It's been called the "holy grail" of online retail. Providing same-day product delivery on a national scale promises to be a huge advantage to any company that's able to bring it to online retailing. But it's a logistical nightmare, loaded with costs that could balloon out of control. 

The reigning king of that space, Amazon.com (AMZN 3.43%), offers same-day delivery in a few cities but has worked instead on shortening its overall delivery window and lowering shipping costs to its customers. In a conference call this summer, management dismissed the whole same-day idea, saying that "we don't really see a way to do same day delivery on a broad scale economically." 

Two other major retailers are testing that premise, though.

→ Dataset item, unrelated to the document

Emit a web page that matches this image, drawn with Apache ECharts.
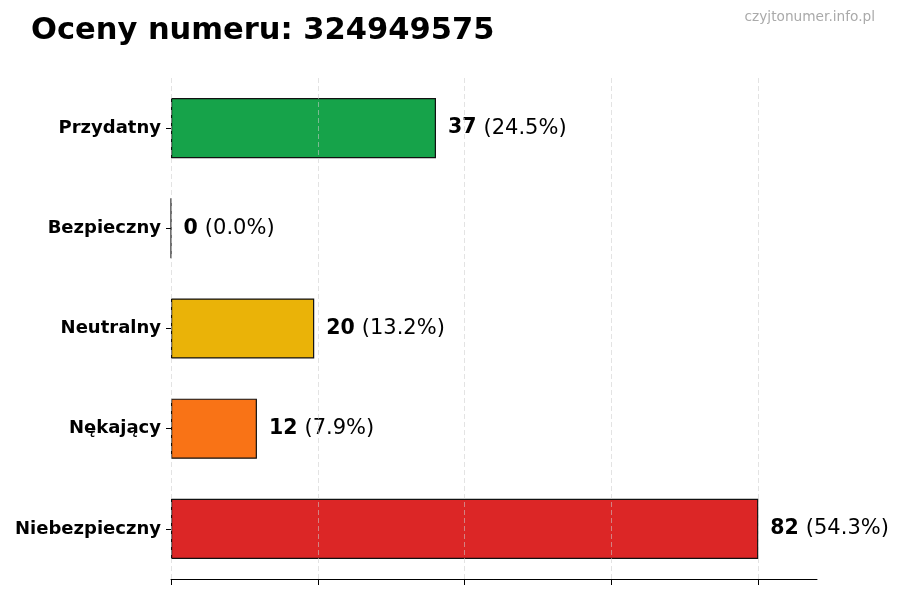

And they're aiming to get deliveries into customers' hands just hours from when they make their order online. These attempts could spell a boost to e-commerce and a serious challenge to Amazon's growing dominance of the retail world. That's if the retailers manage to pull it off.

Your personal shopping valet
eBay
(EBAY 1.32%), for its part, is taking a service-driven approach to the problem, with a delivery service it just launched in San Francisco. The program, called "eBay Now," is available only in that market, but the company plans to expand it to other cities soon. Through the service, Bay area bidders can order products from eBay.com or any Apple device and receive them just hours later. 

The app works as a sort of personal shopper service, whereby local merchants including Best Buy, Target, and Macy's offer their own goods for sale. Once you make your order, a courier from the company, a shopping "valet," calls you up and arranges delivery. One of the first reviewers of the app on Apple's iTunes gave the service five stars, bragging of "shoes delivered to Golden Gate Park in under an hour! "

eBay is betting that customers will pay up for instant gratification like that and is offering the service at a rich fee of $5 per item.

The service dovetails well with eBay's recent moves away from its role as silent middleman and into a more full-service facilitator of commerce. The company has also taken to helping sellers export  their products overseas, for a fee. This service-for-a-fee strategy stands in stark contrast to Amazon's aggressive shipping offers, which are aimed at shouldering a growing portion of the shipping costs and offering rock-bottom prices. As the company spells out in its annual report, "[W]e believe that offering low prices to our customers is fundamental to our future success, and one way we offer lower prices is through shipping offers."  

An army of warehouses
Wal-Mart
(WMT -0.08%) has taken a very different approach to the same-day-delivery problem. Call it the big footprint model. 

To get their Wal-Mart wares the same day, customers just need to place orders online before noon and then choose a four-hour window for delivery. Wal-Mart sends the shipment out for delivery from its own stores using UPS trucks. For now, the retailer is offering the service on a wide selection of products in select cities. The cost is a flat fee of just $10 per order, making it more economical for buyers to load up on multiple items from Wal-Mart's huge selection.

The key to the company's success here is that it boasts 4,000 stores , which are nicely spread out across all 50 states . Many of these locations could function as mini-distribution centers for a national delivery service. 

Contrast that footprint with Amazon and its 40 domestic distribution centers in just a handful of states, and you can see Wal-Mart's potential advantage. After all, logistics and distribution built Wal-Mart into the powerhouse that it is, so there's good reason to think that if anyone has a shot at cracking the same-day-delivery nut, it's Wal-Mart.

Foolish takeaway
But both eBay and Wal-Mart's services are limited test runs that shouldn't have much of an impact on sales this holiday quarter. So we won't know for a while whether they're a success. The long-term trend is clear, though: Retailers are close to breaking the same-day-delivery barrier and have every reason to keep trying until they do.

And that spells bad news for Amazon. Valued at more than 250 times earnings, Amazon needs to sustain the 30%-plus revenue growth it's been notching lately. That doesn't seem likely to me, particularly with competitors offering nearly instant gratification at a reasonable price.